Manchin and Sinema are ‘unlikely’ to get in the way of a Biden Supreme Court nominee: reporter

Manchin and Sinema are ‘unlikely’ to get in the way of a Biden Supreme Court nominee: reporter

Sen. Joe Manchin of West Virginia and Sen. Kyrsten Sinema of Arizona, both centrist Democrats, have been a major thorn in the side of President Joe Biden’s legislative agenda — drawing vehement criticism from the progressive wing of the Democratic Party for getting in the way of everything from the Build Back Better Act to voting rights. But one area in which Manchin and Sinema are “unlikely” to be an obstacle for Biden, according to The Hill reporter Alexander Bolton, is a U.S. Supreme Court nominee.

A Supreme Court bombshell came on Wednesday, January 26 when the news broke that liberal Justice Stephen Breyer, now 83, is retiring. Breyer has been on the High Court since 1994, when he was nominated by President Bill Clinton and replaced Justice Harry Blackmun — a Republican who President Dwight D. Eisenhower appointed to the Warren Court in 1959.

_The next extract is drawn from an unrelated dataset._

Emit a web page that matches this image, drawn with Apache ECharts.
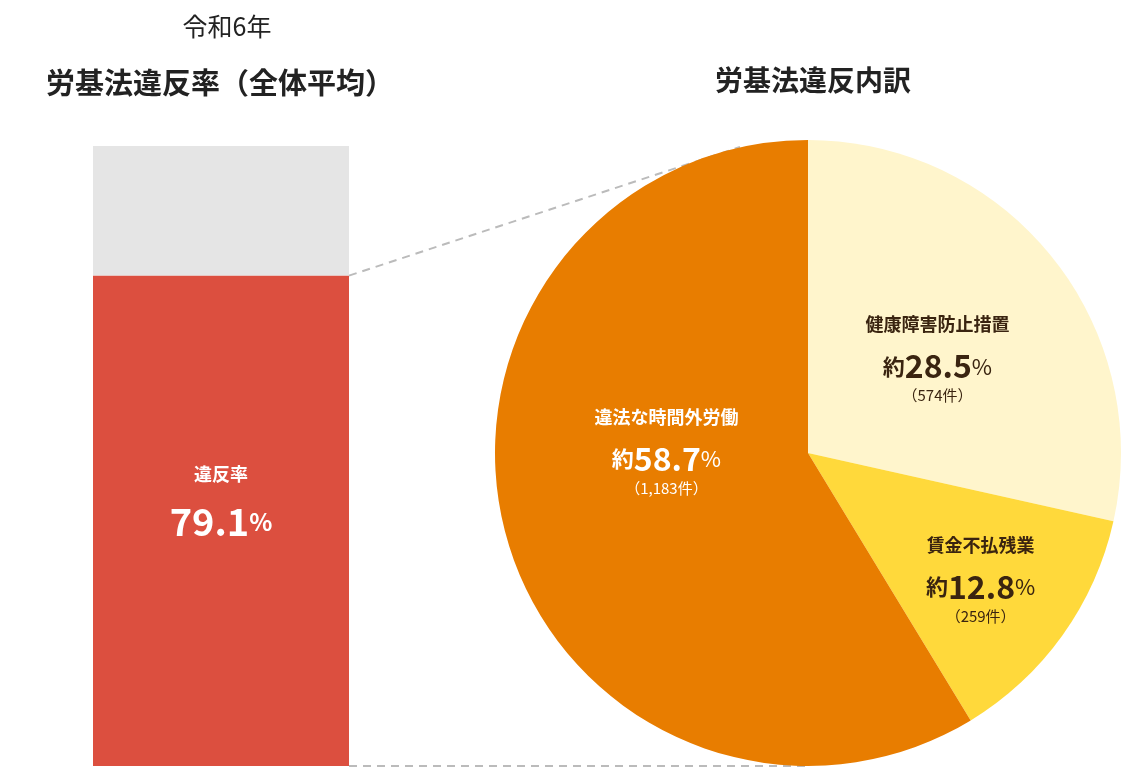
<!DOCTYPE html>
<html><head><meta charset="utf-8">
<script src="https://cdn.jsdelivr.net/npm/echarts@6/dist/echarts.min.js"></script>
<style>html,body{margin:0;background:#fff}#c{width:1122px;height:768px}</style>
</head><body><div id="c"></div>
<script>
const barName = '違反率';
const barValue = 79.1;
const barRest = 20.9;
const pieNames = ['健康障害防止措置', '賃金不払残業', '違法な時間外労働'];
const pieValues = [28.5, 12.8, 58.7];
const pieCounts = ['574件', '259件', '1,183件'];
const pieColors = ['#FFF5CC', '#FFD93B', '#E87D00'];
const pieOffsets = [[5, 0], [43, 28], [12, -50]];

const font = '"Noto Sans CJK JP", sans-serif';
const chart = echarts.init(document.getElementById('c'));

const pieRich = (color) => ({
    n: { fontSize: 18, fontWeight: 'bold', color, lineHeight: 52, fontFamily: font },
    a: { fontSize: 22, fontWeight: 'bold', color, fontFamily: font },
    v: { fontSize: 32, fontWeight: 'bold', color, fontFamily: font },
    p: { fontSize: 22, color, fontFamily: font },
    c: { fontSize: 15, color, lineHeight: 26, fontFamily: font }
});

chart.setOption({
    animation: false,
    textStyle: { fontFamily: font },
    title: [
        { text: '令和6年', left: 222, top: 9, textAlign: 'center',
          textStyle: { fontSize: 25, fontWeight: 'normal', color: '#222' } },
        { text: '労基法違反率（全体平均）', left: 215, top: 63, textAlign: 'center',
          textStyle: { fontSize: 29, fontWeight: 'bold', color: '#222' } },
        { text: '労基法違反内訳', left: 808, top: 61, textAlign: 'center',
          textStyle: { fontSize: 28, fontWeight: 'bold', color: '#222' } }
    ],
    grid: { left: 93, width: 256, top: 146, bottom: 2 },
    xAxis: { type: 'category', data: [barName], show: false },
    yAxis: { type: 'value', min: 0, max: 100, show: false },
    series: [
        {
            type: 'bar', stack: 'a', data: [barValue], barWidth: '100%',
            itemStyle: { color: '#DC4F3F' },
            label: {
                show: true, position: 'inside', offset: [0, -28],
                formatter: () => `{n|${barName}}\n{v|${barValue}}{p|%}`,
                rich: {
                    n: { fontSize: 18, fontWeight: 'bold', color: '#fff', lineHeight: 58, fontFamily: font },
                    v: { fontSize: 38, fontWeight: 'bold', color: '#fff', fontFamily: font },
                    p: { fontSize: 24, fontWeight: 'bold', color: '#fff', fontFamily: font }
                }
            }
        },
        { type: 'bar', stack: 'a', data: [barRest], itemStyle: { color: '#E5E5E5' } },
        {
            type: 'pie', center: [808, 453], radius: 313, startAngle: 90, clockwise: true,
            data: pieNames.map((n, i) => ({
                name: n, value: pieValues[i],
                itemStyle: { color: pieColors[i] },
                label: { offset: pieOffsets[i], rich: pieRich(i === 2 ? '#fff' : '#3a2410') }
            })),
            label: {
                show: true, position: 'inside',
                formatter: (p) => `{n|${p.name}}\n{a|約}{v|${p.value}}{p|%}\n{c|（${pieCounts[p.dataIndex]}）}`
            },
            emphasis: { disabled: true }
        }
    ]
});

const barTop = chart.convertToPixel({ gridIndex: 0 }, [0, barValue]);
const barBottom = chart.convertToPixel({ gridIndex: 0 }, [0, 0]);
const right = 349;
chart.setOption({
    graphic: [
        { type: 'line', shape: { x1: right, y1: barTop[1], x2: 740, y2: 147 },
          style: { stroke: '#bbb', lineWidth: 2, lineDash: [8, 6] }, z: -1 },
        { type: 'line', shape: { x1: right, y1: barBottom[1], x2: 808, y2: 453 + 313 },
          style: { stroke: '#bbb', lineWidth: 2, lineDash: [8, 6] }, z: -1 }
    ]
});
</script></body></html>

A Biden nominee to replace Breyer won’t be a major game changer, as six of the nine justices will still be appointees of Republican presidents. But if Biden’s nominee is young enough, that person could still keep that seat in liberal hands for the next 20, 25 or 30 years. One person being mentioned as a possible Biden nominee is D.C. Circuit Court of Appeals Judge Ketanji Brown Jackson, a 51-year-old Gen-Xer.

“The retirement of liberal Justice Stephen Breyer sets up a battle in the Senate that is almost certain to result in the confirmation of President Biden’s pick to succeed him,” Bolton reports in an article published by The Hill on January 27. “At the same time, there’s likely to be some drama along the way, and many eyes will be on the centrist Sens. Joe Manchin (D-W.VA.) and Kyrsten Sinema (D-Ariz.), who have impeded Biden and frustrated fellow Senate Democrats by blocking key parts of the president’s agenda.”

Bolton adds, however, that “Manchin and Sinema have backed judicial nominees from Biden and seem unlikely to stand in the way of a Biden pick for the Court — an appointment that will not change the balance of a body that now has six conservative justices.”

It remains to be seen whether or not Jackson will be Biden’s High Court nominee. But Jackson, Bolton notes, had no problem being confirmed by the Senate to her current D.C. Circuit Court position in June 2021 — and she even got some GOP votes.

Bolton recalls, “Manchin and Sinema joined the rest of their Democratic colleagues in backing her confirmation to the D.C. Circuit in a 53-44 in June. Three Republicans also voted to confirm: Sens. Susan Collins (Maine), Lisa Murkowski (Alaska) and Lindsey Graham (SC).”

Graham has spoken out about Breyer’s retirement, and the conservative South Carolina senator doesn’t see Manchin or Sinema opposing a Biden nominee. On January 26, Graham tweeted, “As to his replacement: If all Democrats hang together — which I expect they will — they have the power to replace Justice Breyer in 2022 without one Republican vote in support. Elections have consequences, and that is most evident when it comes to fulfilling vacancies on the Supreme Court.”


Biden has said that he will nominate a Black woman to the Supreme Court, and Jackson is African-American. Bolton, however, points out that she isn’t the only person being mentioned as a possible nominee.

“Biden’s Supreme Court shortlist also includes 7th Circuit judge Candace Jackson-Akiwumi, 2nd Circuit Judge Eunice Lee, California Supreme Court Justice Leondra Kruger, Federal Circuit Judge Tiffany Cunningham, South Carolina District Judge J. Michelle Childs and Minnesota District Judge Wilhelmina Wright,” Bolton reports. “Judges Brown Jackson, Jackson-Akiwumi, Eunice Lee and Cunningham all have the advantage of having been confirmed to their current positions in this Congress, and all 50 members of the Democratic caucus are already on the record supporting them as qualified nominees. Jackson-Akiwumi was confirmed to the 7th Circuit by a 53-47 vote in June and also had the support of Collins, Murkowski and Graham.”